Richmond Police’s great data mining.

The Richmond Police are doing some brilliant work by mining crime data. They’re laying crime data over maps, weather, traffic, major employer paydays and other such things and making discoveries, such as that robberies increase dramatically on paydays in the vicinity of payday lending businesses. Here in Charlottesville, the police won’t even release crime data to let third parties (that is, me) do the sort of data mashup that I’ve done with legislative data on Richmond Sunlight. Eventually I’ll start filing FOIA requests every month to get the data myself, but that’s a couple of projects down the line. (Via Slashdot)
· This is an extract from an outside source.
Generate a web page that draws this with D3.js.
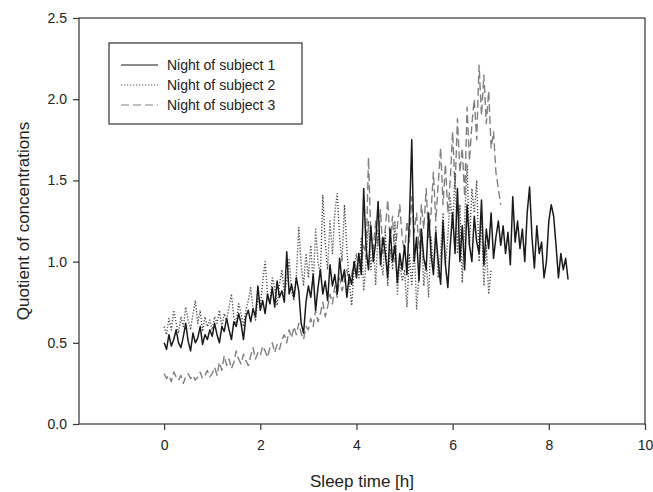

Published by Waldo Jaquith

Waldo Jaquith (JAKE-with) is an open government technologist who lives near Char­lottes­­ville, VA, USA. more »

5 replies on “Richmond Police’s great data mining.”

  1. Tim Longo is obviously worried that you will use the information to become the Crime Lord of C-Ville.

  2. Isn’t that Redmond, VA?

    (See, I now know that I can skip my IP and Slashdot posts, knowing that you’ll eventually get around to them. Should probably push Boing Boing in that pile, too . . .)

  3. That can get expensive, but I guess you know that. Cost me almost 20 dollars to get 5 useless pages of statistics from the Virginia Office of Protection and Advocacy this year.